The old saying goes: “You can never be too skinny or too rich?”
The recent proposal by Idaho Governor Otter and Department of Insurance Director (DOI), Dean Cameron directing Idaho insurers to develop “skinny” health insurance plans for the individual market may prove the saying wrong where health care financing is concerned.
What the Governor has done is to direct the DOI to develop plans for the individual market that “reduce the cost by 30 to 50 percent” by cutting “essential health benefits” and other consumer protections. Today, every insurance policy is required to provide ten essential benefits. This ensures Idahoans can shop among different insurance plans and know they are still getting a solid product with minimal surprises in the fine print.

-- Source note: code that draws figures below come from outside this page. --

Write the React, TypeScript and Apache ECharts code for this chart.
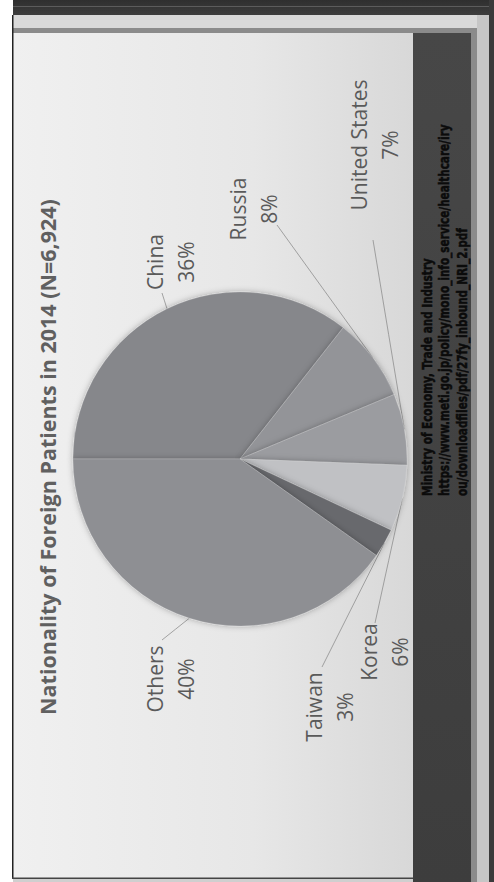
import React, { useEffect, useRef } from "react";
import * as echarts from "echarts";

// ---------- data ----------
const TITLE = "Nationality of Foreign Patients in 2014 (N=6,924)";
const categories = ["China", "Russia", "United States", "Korea", "Taiwan", "Others"];
// share of patients (%)
const shares = [35.6, 8.1, 6.9, 6.4, 2.8, 40.2];
const sourceLines = [
  "Ministry of Economy, Trade and Industry",
  "https://www.meti.go.jp/policy/mono_info_service/healthcare/iry",
  "ou/downloadfiles/pdf/27fy_inbound_NRI_2.pdf",
];

// ---------- styles / layout (slide frame before rotation, px) ----------
const sliceColors = ["#86878b", "#939498", "#9b9ca0", "#c0c1c4", "#68696d", "#8e8f93"];
const W = 882;
const H = 494;
const PIE_CENTER = [423, 240];
const PIE_R = 167;
const LABEL_CENTER: Record<string, number[]> = {
  China: [620, 170],
  Russia: [673, 253],
  "United States": [737, 374],
  Korea: [230, 384],
  Taiwan: [175, 329],
  Others: [203, 170],
};
const LABEL_ANCHOR: Record<string, number[]> = {
  China: [589, 162],
  Russia: [657, 277],
  "United States": [642, 373],
  Korea: [259, 375],
  Taiwan: [215, 322],
  Others: [242, 162],
};

function rect(x: number, y: number, w: number, h: number, fill: any, z = 0) {
  return { type: "rect", z, silent: true, shape: { x, y, width: w, height: h }, style: { fill } };
}

export default function App() {
  const ref = useRef<HTMLDivElement>(null);
  useEffect(() => {
    if (!ref.current) return;
    const chart = echarts.init(ref.current, undefined, { renderer: "svg" });
    const LG = echarts.graphic.LinearGradient;
    const graphic: any[] = [
      // outer dark texture (page top) and right edge
      rect(867, 13, 15, 481, new LG(0, 0, 1, 0, [
        { offset: 0, color: "#3d3d3d" },
        { offset: 1, color: "#2f2f2f" },
      ])),
      rect(875, 13, 0.8, 481, "#6a6a6a"),
      rect(0, 489, 882, 5, "#3a3a3a"),
      // light outer panel
      rect(0, 13, 867, 476, "#cfcfcf"),
      rect(854, 13, 13, 464, "#d9d9d9"),
      // grey frame lines
      rect(849, 13, 5, 464, "#8b8b8b"),
      rect(0, 471, 854, 6, "#8b8b8b"),
      rect(0, 477, 867, 12, "#c6c6c6"),
      // dark footer band
      rect(0, 413, 849, 58, new LG(1, 0, 0, 0, [
        { offset: 0, color: "#474747" },
        { offset: 1, color: "#3d3d3d" },
      ])),
      // inner slide
      rect(3, 13, 846, 400, new LG(0, 0, 0, 1, [
        { offset: 0, color: "#f0f0f0" },
        { offset: 0.6, color: "#e7e7e7" },
        { offset: 1, color: "#d8d8d8" },
      ])),
      // black borders
      rect(3, 12, 864, 1.5, "#222222"),
      rect(3, 12, 1.5, 401, "#444444"),
      {
        type: "text",
        z: 10,
        silent: true,
        x: 425,
        y: 47,
        style: {
          text: TITLE,
          fill: "#606060",
          fontFamily: "Open Sans",
          fontWeight: "bold",
          fontSize: 21.5,
          textAlign: "center",
          textVerticalAlign: "middle",
        },
      },
      ...sourceLines.map((t, i) => ({
        type: "text",
        z: 10,
        silent: true,
        x: 386,
        y: 427 + i * 17.5,
        scaleX: 0.8,
        style: {
          text: t,
          fill: "#0b0b0b",
          stroke: "#0b0b0b",
          lineWidth: 0.5,
          fontFamily: '"DejaVu Sans Condensed", "DejaVu Sans", sans-serif',
          fontWeight: "bold",
          fontSize: 14.5,
          textAlign: "left",
          textVerticalAlign: "middle",
        },
      })),
    ];

    chart.setOption({
      animation: false,
      graphic,
      series: [
        {
          type: "pie",
          silent: true,
          center: PIE_CENTER,
          radius: PIE_R,
          startAngle: 90,
          clockwise: true,
          avoidLabelOverlap: false,
          data: categories.map((c, i) => ({
            name: c,
            value: shares[i],
            itemStyle: { color: sliceColors[i] },
          })),
          itemStyle: {
            borderColor: "rgba(255,255,255,0.25)",
            borderWidth: 0.6,
            shadowBlur: 6,
            shadowColor: "rgba(0,0,0,0.3)",
          },
          label: {
            show: true,
            position: "outside",
            formatter: (p: any) => `${p.name}\n${Math.round(p.percent)}%`,
            fontFamily: "Open Sans",
            fontSize: 21,
            lineHeight: 31,
            color: "#5a5a5a",
            align: "center",
          },
          labelLine: {
            show: true,
            length: 10,
            length2: 10,
            lineStyle: { color: "#8e8e8e", width: 0.8 },
          },
          labelLayout: (params: any) => {
            const name = categories[params.dataIndex];
            const c = LABEL_CENTER[name];
            const a = LABEL_ANCHOR[name];
            const pts = params.labelLinePoints;
            const edge = pts ? pts[0] : a;
            return {
              x: c[0],
              y: c[1],
              align: "center",
              verticalAlign: "middle",
              labelLinePoints: [
                [edge[0], edge[1]],
                [(edge[0] + a[0]) / 2, (edge[1] + a[1]) / 2],
                [a[0], a[1]],
              ],
            };
          },
          emphasis: { disabled: true },
        },
      ],
    });
    return () => chart.dispose();
  }, []);

  return (
    <div
      style={{
        position: "fixed",
        left: 0,
        top: 0,
        width: 494,
        height: 882,
        overflow: "hidden",
        background: "#ffffff",
      }}
    >
      <div
        ref={ref}
        style={{
          position: "absolute",
          left: 0,
          top: 0,
          width: W,
          height: H,
          transformOrigin: "0 0",
          transform: "translate(0px, 882px) rotate(-90deg)",
        }}
      />
    </div>
  );
}
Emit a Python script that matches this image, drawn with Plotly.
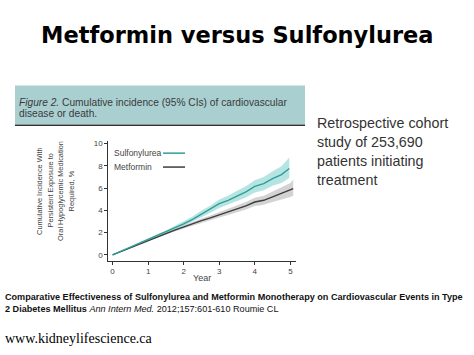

So, to reduce the cost of the essential benefits by 50 percent, some benefits must go. Mental health and substance use disorder treatment, maternity and newborn care, prescription drugs and pediatric services may be among the services that are no longer guaranteed or are severely limited.
In the good old days, it was common for insurers to discriminate against people with preexisting conditions or in need of certain types of health care. These Idahoans could be charged higher prices—prices that were often so outrageous that they could never afford the insurance. The Governor’s Executive Order takes us back to those days by allowing insurance companies to ask questions about patients and then set prices based on the answers to those questions. For example, they could charge women more than men because women have the potential to require maternity care.
Insurance companies could also implement waiting periods, put caps on benefits, and decide unilaterally to deny patients certain medications or procedures. Today, consumers are protected from waiting periods and caps and insurers can’t deny patients’ services they deem unnecessary – without an independent review based on standards or proven medical practice.
It is difficult to know what Idaho’s “skinny plan” would look like for sure, but you can bet that to get a 50 percent reduction in cost, you need a significant reduction in benefits and the ability to discriminate against people who need care.
Another question is what these products will do to the rest of the market. If only young and healthy people can enroll in the new skimpy plans at a 50 percent price reduction, how much does that drive up health insurance costs for people who need comprehensive coverage?
“Skinny” health insurance plans do not get at Idaho’s core problem: too many Idahoans are already uninsured because they fall into the coverage gap. Letting insurers work around the rules that protect patients is no solution.
Larry LaRocco resides in Boise. He represented the 1st District of Idaho in Congress from 1991-1995.